An offer of radical inclusion
“Suffering can be fortunate, because without it there is no possibility for maturation.”
— Roshi Joan Halifax
It’s been a rough ride. We’ve been hit with incredibly divisive politics, a pandemic and the devastating impacts of climate change as expressed through the rapidly moving Almeda fire, which burned large swaths of our neighboring communities, leaving thousands without homes.
Driving by the charred remains of homes and cars on Highway 99, seeing the burned toys in yards that once provided safety for children, reminds us just how fragile we all really are.
But, as Roshi Halifax points out, suffering brings with it the gift of maturity. We have the opportunity to reach out and help, we have the chance to realize that we are strong enough to recover and bring others with us, we are mature enough to know that what we hold in common is greater than what separates us.
In this knowledge, we will be resilient.
We will find our way back from the hurt in this contentious time to our underlying goodness. We will find our higher purpose through determination to continue when it’s difficult. We will arrive at maturity by being present everyday with an open heart and willingness.
A person is what they do repeatedly. So each day we are called to understand, to listen, to speak truth and to be open to the rewards that arrive for those who wait.
Patience attains all.
Give your friends and family time to recover and find their ease again. If you feel you are on the “winning team,” do not gloat, it takes everyone to make a community great. If you feel you “lost” in the political battle, take heart, your voice can and will still be heard.
If you struggle with the tangible loss of home or security — we as a community must meet you where you are and offer not platitudes, not advice, but a warm bed, a steady roof and good food to eat. Until we are willing and ready to provide the basics to our community members we cannot expect to truly heal.
This is what peace means to me. It is doing what needs to be done in that precise moment of hearing the call. When your heart is moved to offer warm food to a cold person, listen to that yearning. You are up to the task, you need not know everything to do something. Our communities are in need of all of us doing all we can.
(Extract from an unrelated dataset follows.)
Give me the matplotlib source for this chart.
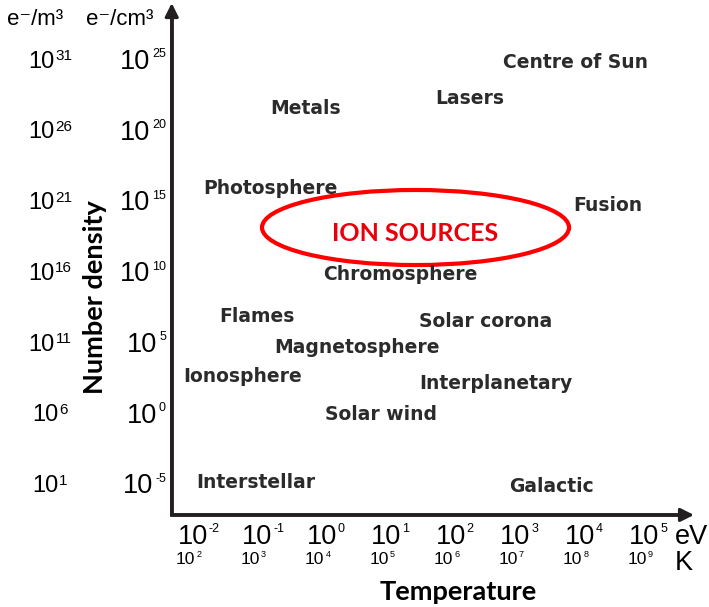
import matplotlib
matplotlib.use("Agg")
import matplotlib.pyplot as plt
from matplotlib.patches import Ellipse

# ---------------- data ----------------
ev_exponents = [-2, -1, 0, 1, 2, 3, 4, 5]          # temperature, eV
k_exponents = [2, 3, 4, 5, 6, 7, 8, 9]             # temperature, K
cm3_exponents = [25, 20, 15, 10, 5, 0, -5]         # density, e-/cm^3
m3_exponents = [31, 26, 21, 16, 11, 6, 1]          # density, e-/m^3

regions = ["Centre of Sun", "Lasers", "Metals", "Photosphere", "Fusion",
           "Chromosphere", "Flames", "Solar corona", "Magnetosphere",
           "Ionosphere", "Interplanetary", "Solar wind", "Interstellar",
           "Galactic"]
region_log_T = [3.845, 2.20, -0.341, -0.899, 4.333, 1.116, -1.109, 2.445,
                0.457, -1.318, 2.600, 0.822, -1.116, 3.465]   # log10(eV)
region_log_n = [24.36, 21.82, 21.12, 15.47, 14.27, 9.39, 6.43, 6.07,
                4.24, 2.19, 1.69, -0.49, -5.30, -5.58]         # log10(cm^-3)

ion_label = "ION SOURCES"
ion_log_T = 1.357
ion_log_n = 13.10
ion_span_T = 4.76   # decades
ion_span_n = 5.30   # decades

# ---------------- figure ----------------
W, H = 709, 607
fig = plt.figure(figsize=(W / 100, H / 100), dpi=100)
ax = fig.add_axes([0, 0, 1, 1])
xmin, xmax = -5.085, 5.907
ymin, ymax = -13.701, 29.167
ax.set_xlim(xmin, xmax)
ax.set_ylim(ymin, ymax)
ax.axis("off")
kx = (xmax - xmin) / W
ky = (ymax - ymin) / H
renderer = fig.canvas.get_renderer()

TICKFONT = "Liberation Sans"
AXCOL = "#231f20"

# axes (L shape with arrows)
x0, y0 = -2.423, -7.20
ytop, xright = 28.95, 5.674
ax.plot([x0, x0, xright - 0.15], [ytop - 0.6, y0, y0], color=AXCOL, lw=2.7,
        solid_joinstyle="miter", solid_capstyle="butt")
for tip in [(x0, ytop), (xright, y0)]:
    ax.annotate("", xy=tip, xytext=(x0, y0),
                arrowprops=dict(arrowstyle="-|>,head_length=0.8,head_width=0.4",
                                lw=2.2, color=AXCOL, shrinkA=0, shrinkB=0,
                                mutation_scale=10))


def power_label(x, y_base, exp, fs_base, fs_exp, gap_px, align, color="black",
                lift=1.0):
    tb = ax.text(x, y_base, "10", fontsize=fs_base, ha="left", va="baseline",
                 family=TICKFONT, color=color)
    te = ax.text(x, y_base, exp, fontsize=fs_exp, ha="left", va="baseline",
                 family=TICKFONT, color=color)
    wb = tb.get_window_extent(renderer).width
    we = te.get_window_extent(renderer).width
    total = wb + gap_px + we
    if align == "left":
        left = x
    elif align == "center":
        left = x - total / 2 * kx
    else:
        left = x - total * kx
    hb = 0.716 * fs_base * 100 / 72
    he = 0.716 * fs_exp * 100 / 72
    raise_px = hb - he + lift
    tb.set_x(left)
    te.set_position((left + (wb + gap_px) * kx, y_base + raise_px * ky))


# x tick labels (eV and K rows)
ev_base = -9.36 + 2 * ky
k_base = -10.45 - 3 * ky
for e in ev_exponents:
    power_label(e - 0.333, ev_base, str(e), 19.5, 9, 1, "left")
for i, e in enumerate(k_exponents):
    power_label(ev_exponents[i] - 0.357, k_base, str(e), 12.5, 6.5, 1, "left")
ax.text(5.38, ev_base, "eV", fontsize=19.5, family=TICKFONT, ha="left", va="baseline")
ax.text(5.38, -10.95 - 2 * ky, "K", fontsize=19.5, family=TICKFONT, ha="left", va="baseline")

# y tick labels
for c, m in zip(cm3_exponents, m3_exponents):
    power_label(-2.512, c - 9.7 * ky, str(c), 19.5, 9, 2, "right")
    power_label(-4.310, c - 8.5 * ky, str(m), 17, 11, 1, "center", lift=1.5)

ax.text(-4.543, 27.40, "e⁻/m³", fontsize=16, family=[TICKFONT, "DejaVu Sans"],
        ha="center", va="baseline")
ax.text(-3.225, 27.40, "e⁻/cm³", fontsize=16, family=[TICKFONT, "DejaVu Sans"],
        ha="center", va="baseline")

# axis titles
ax.text(-3.612, 8.19, "Number density", rotation=90, fontsize=19.5, family="Lato",
        weight="bold", ha="center", va="center", color="black")
ax.text(2.023, -13.21, "Temperature", fontsize=19.5, family="Lato",
        weight="bold", ha="center", va="baseline", color="black")

# region labels
for name, t, n in zip(regions, region_log_T, region_log_n):
    ax.text(t, n, name, fontsize=13.5, family="DejaVu Sans", weight="bold",
            color="#2b2b2b", ha="center", va="baseline")

# ion sources ellipse
ax.add_patch(Ellipse((ion_log_T, ion_log_n), ion_span_T, ion_span_n,
                     fill=False, ec="#ff0000", lw=3))
ax.text(ion_log_T, 12.15, ion_label, fontsize=18, family="Lato", weight="bold",
        color="#e8000b", ha="center", va="baseline")

fig.savefig("out.png", dpi=100)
I will ask you as your mayor-elect what you need and I will listen. Listening is an act of radical inclusion. Let’s offer this to each other. And let’s offer unconditional positive regard. After all, as Ram Dass says, we are walking each other home.
Peace is in the doing. Let’s do peace together. Let’s be peace as we go about healing our communities.
Will you join me?
Julie Akins is mayor-elect of Ashland. Akins is a co-founder of The Truth and Conciliation Council, Skoolie Home Foundation and has served numerous social justice organizations in Southern Oregon. She remains a freelance video storyteller and writer.